SUPPLIED RECORDS
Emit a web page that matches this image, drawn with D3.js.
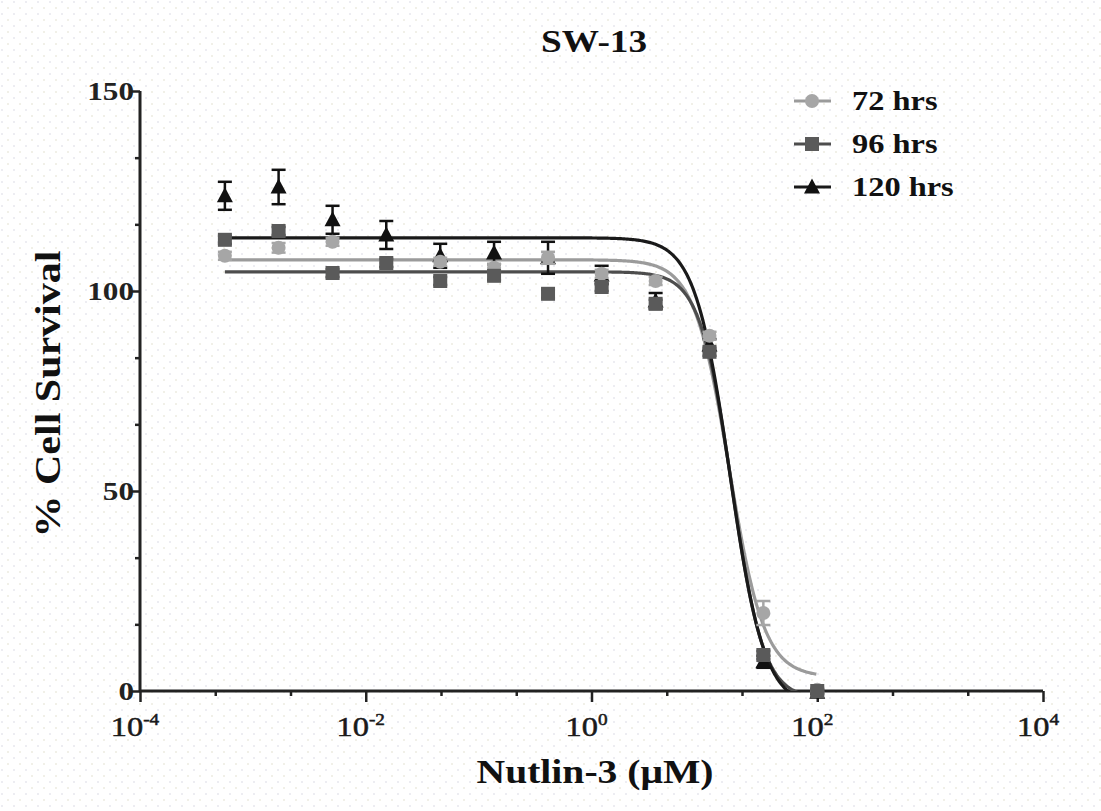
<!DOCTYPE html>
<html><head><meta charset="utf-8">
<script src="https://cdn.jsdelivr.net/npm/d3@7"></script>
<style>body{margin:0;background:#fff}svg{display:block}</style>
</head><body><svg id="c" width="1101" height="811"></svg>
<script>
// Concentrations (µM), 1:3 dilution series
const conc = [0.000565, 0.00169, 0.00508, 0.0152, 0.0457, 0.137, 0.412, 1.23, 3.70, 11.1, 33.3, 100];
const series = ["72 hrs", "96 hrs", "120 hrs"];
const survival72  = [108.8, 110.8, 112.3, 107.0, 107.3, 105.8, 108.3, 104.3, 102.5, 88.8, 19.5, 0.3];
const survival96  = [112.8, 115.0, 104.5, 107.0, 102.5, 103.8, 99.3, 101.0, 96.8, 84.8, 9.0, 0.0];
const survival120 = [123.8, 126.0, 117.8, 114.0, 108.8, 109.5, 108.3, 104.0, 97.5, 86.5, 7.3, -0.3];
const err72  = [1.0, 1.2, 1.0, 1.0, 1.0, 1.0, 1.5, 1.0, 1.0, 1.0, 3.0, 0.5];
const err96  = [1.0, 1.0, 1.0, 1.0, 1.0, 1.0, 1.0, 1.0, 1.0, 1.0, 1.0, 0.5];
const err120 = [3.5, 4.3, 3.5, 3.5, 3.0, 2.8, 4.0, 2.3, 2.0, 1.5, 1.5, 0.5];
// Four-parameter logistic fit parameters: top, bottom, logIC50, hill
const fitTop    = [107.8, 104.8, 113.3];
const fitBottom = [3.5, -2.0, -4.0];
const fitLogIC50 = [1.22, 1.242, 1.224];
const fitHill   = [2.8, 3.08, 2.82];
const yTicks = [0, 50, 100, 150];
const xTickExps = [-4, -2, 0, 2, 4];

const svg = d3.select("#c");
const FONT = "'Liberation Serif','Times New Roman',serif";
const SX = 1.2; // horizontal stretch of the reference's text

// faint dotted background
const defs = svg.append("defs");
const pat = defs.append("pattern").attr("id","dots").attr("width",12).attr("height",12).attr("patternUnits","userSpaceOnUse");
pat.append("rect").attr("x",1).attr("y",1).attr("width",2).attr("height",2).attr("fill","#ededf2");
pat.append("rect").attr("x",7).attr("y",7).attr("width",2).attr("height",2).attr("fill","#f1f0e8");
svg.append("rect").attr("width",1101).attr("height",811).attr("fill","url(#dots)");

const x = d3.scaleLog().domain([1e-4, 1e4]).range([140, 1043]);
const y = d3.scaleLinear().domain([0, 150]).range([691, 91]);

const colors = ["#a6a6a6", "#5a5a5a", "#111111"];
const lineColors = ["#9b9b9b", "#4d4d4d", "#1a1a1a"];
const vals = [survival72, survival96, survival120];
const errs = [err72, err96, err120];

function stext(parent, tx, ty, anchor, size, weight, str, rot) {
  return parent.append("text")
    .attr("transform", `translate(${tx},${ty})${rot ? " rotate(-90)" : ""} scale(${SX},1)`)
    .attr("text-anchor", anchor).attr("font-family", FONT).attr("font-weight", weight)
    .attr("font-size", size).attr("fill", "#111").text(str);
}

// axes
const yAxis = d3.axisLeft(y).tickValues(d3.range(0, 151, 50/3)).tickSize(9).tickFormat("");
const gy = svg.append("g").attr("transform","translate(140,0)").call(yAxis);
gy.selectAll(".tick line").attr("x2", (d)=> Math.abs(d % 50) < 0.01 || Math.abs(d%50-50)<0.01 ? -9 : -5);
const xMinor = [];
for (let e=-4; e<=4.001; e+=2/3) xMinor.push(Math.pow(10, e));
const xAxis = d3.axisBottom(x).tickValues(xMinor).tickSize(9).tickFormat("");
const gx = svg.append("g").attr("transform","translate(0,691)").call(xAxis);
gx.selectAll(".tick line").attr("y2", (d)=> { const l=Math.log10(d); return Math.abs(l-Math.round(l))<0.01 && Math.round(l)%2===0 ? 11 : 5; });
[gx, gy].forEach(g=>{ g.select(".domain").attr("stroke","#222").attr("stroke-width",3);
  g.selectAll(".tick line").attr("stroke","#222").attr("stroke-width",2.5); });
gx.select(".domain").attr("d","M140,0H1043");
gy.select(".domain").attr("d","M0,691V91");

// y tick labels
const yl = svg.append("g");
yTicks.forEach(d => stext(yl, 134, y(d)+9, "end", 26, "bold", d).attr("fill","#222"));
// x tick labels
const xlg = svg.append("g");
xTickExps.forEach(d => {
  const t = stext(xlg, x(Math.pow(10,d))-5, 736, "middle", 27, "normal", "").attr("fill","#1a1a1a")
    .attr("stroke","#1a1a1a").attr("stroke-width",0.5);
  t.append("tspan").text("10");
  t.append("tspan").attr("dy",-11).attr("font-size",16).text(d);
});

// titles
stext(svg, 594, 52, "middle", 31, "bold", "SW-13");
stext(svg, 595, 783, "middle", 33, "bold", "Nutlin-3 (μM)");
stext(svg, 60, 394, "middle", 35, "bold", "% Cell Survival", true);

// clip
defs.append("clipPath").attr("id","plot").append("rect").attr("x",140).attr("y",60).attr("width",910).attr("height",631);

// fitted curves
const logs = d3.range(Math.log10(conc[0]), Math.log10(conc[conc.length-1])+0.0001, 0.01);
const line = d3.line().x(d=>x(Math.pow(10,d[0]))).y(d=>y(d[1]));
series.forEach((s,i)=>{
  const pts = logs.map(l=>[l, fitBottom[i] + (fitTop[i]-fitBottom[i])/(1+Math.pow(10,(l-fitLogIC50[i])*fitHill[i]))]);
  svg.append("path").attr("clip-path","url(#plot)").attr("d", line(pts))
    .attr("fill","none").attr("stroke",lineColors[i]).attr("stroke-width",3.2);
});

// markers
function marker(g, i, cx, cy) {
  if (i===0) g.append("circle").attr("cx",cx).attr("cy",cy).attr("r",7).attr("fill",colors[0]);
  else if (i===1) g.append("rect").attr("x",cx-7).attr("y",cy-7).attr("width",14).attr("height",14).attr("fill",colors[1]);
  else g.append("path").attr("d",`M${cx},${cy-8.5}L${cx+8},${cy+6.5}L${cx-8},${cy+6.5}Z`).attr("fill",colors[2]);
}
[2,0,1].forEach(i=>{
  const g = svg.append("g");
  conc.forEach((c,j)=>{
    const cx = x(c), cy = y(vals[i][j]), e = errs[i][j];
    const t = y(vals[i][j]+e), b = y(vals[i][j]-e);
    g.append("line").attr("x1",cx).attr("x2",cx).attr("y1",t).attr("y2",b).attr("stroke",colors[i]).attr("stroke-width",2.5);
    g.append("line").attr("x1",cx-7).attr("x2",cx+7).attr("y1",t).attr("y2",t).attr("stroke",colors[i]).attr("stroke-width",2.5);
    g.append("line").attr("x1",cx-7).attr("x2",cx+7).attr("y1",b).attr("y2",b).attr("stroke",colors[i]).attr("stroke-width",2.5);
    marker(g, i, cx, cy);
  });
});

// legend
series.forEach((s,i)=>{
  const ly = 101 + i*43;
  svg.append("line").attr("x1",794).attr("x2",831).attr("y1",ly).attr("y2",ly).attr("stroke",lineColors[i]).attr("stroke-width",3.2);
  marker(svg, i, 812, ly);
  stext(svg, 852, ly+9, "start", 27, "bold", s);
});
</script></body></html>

==

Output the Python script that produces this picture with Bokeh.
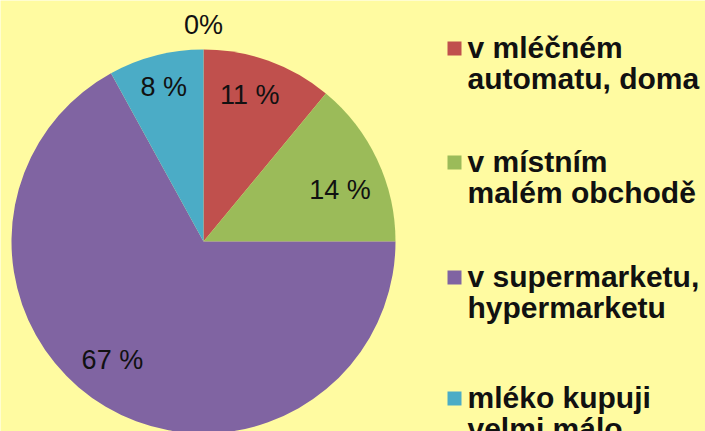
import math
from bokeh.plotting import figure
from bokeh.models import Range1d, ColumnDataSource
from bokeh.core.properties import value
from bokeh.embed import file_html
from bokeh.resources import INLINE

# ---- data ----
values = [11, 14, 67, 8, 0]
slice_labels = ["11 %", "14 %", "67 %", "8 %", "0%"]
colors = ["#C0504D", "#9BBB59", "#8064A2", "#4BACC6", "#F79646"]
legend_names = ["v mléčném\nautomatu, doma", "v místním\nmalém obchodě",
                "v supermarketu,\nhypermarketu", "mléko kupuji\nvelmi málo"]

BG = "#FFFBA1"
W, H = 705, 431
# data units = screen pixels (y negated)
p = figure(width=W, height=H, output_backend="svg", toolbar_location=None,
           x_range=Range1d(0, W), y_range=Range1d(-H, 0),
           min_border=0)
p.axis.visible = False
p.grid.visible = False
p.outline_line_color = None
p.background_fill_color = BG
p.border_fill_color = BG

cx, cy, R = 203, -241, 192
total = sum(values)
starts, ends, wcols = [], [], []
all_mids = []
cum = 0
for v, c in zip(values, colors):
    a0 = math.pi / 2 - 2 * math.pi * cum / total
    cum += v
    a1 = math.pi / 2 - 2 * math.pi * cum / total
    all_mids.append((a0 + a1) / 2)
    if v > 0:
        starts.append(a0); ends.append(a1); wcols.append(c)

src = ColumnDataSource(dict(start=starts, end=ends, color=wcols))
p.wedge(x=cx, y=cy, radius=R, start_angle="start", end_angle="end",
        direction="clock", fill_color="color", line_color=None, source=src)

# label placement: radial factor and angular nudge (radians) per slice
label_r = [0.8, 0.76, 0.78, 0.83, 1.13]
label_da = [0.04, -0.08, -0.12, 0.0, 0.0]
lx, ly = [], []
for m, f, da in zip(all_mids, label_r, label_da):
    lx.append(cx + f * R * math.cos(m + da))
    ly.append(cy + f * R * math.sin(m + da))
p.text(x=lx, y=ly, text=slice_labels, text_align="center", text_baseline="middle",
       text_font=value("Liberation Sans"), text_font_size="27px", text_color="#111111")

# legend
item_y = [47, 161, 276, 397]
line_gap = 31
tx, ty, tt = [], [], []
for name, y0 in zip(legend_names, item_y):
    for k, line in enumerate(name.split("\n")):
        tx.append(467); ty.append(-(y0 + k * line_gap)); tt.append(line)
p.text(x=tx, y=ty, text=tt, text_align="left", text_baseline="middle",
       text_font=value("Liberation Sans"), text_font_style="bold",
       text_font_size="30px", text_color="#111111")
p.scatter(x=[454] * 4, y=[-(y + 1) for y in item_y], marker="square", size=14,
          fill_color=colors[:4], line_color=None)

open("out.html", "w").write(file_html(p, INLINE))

==

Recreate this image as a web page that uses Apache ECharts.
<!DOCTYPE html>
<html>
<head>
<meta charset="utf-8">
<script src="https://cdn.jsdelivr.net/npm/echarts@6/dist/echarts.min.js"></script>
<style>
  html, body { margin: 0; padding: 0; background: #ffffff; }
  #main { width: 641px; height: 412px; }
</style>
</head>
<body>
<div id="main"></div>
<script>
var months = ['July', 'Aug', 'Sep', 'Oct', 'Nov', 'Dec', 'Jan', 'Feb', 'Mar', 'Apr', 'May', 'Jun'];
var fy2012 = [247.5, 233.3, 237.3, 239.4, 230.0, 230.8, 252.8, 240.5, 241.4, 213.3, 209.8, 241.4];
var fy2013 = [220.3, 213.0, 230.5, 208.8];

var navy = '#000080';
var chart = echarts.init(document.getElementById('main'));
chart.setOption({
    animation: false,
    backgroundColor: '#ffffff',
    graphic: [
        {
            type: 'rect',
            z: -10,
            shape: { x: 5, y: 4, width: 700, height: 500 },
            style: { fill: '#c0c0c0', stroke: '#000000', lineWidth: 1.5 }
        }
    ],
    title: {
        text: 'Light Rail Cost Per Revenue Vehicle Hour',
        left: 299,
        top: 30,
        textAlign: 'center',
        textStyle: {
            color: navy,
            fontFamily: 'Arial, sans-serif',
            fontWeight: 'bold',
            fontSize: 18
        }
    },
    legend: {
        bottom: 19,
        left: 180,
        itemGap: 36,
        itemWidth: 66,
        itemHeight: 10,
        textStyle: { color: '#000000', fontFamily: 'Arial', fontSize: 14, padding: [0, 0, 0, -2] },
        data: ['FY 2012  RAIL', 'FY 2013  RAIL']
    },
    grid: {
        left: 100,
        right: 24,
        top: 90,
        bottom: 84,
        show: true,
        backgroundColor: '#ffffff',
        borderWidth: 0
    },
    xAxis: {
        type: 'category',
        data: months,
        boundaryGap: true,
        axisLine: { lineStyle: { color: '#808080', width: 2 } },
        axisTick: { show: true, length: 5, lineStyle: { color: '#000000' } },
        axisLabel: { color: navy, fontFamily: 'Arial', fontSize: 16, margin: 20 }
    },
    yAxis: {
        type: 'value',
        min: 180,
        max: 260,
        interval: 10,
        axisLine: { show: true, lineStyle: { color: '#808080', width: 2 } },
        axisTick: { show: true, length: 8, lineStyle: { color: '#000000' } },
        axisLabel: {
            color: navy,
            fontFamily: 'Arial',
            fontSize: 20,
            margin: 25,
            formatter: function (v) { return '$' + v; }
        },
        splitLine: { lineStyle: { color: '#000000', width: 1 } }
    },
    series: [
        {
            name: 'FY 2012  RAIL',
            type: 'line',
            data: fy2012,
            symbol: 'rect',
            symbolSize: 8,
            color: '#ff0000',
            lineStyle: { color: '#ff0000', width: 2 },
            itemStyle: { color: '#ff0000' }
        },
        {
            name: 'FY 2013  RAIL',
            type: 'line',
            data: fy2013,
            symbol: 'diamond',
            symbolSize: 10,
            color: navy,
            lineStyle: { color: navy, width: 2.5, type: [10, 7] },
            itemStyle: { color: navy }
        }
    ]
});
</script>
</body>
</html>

EXERCISE GOAL
Your task is to gather every line with the word "that" and copy it.

OUTPUT OF THE TASK
Emit a web page that matches this image, drawn with D3.js.
Output the Python script that produces this picture with Bokeh.
Recreate this image as a web page that uses Apache ECharts.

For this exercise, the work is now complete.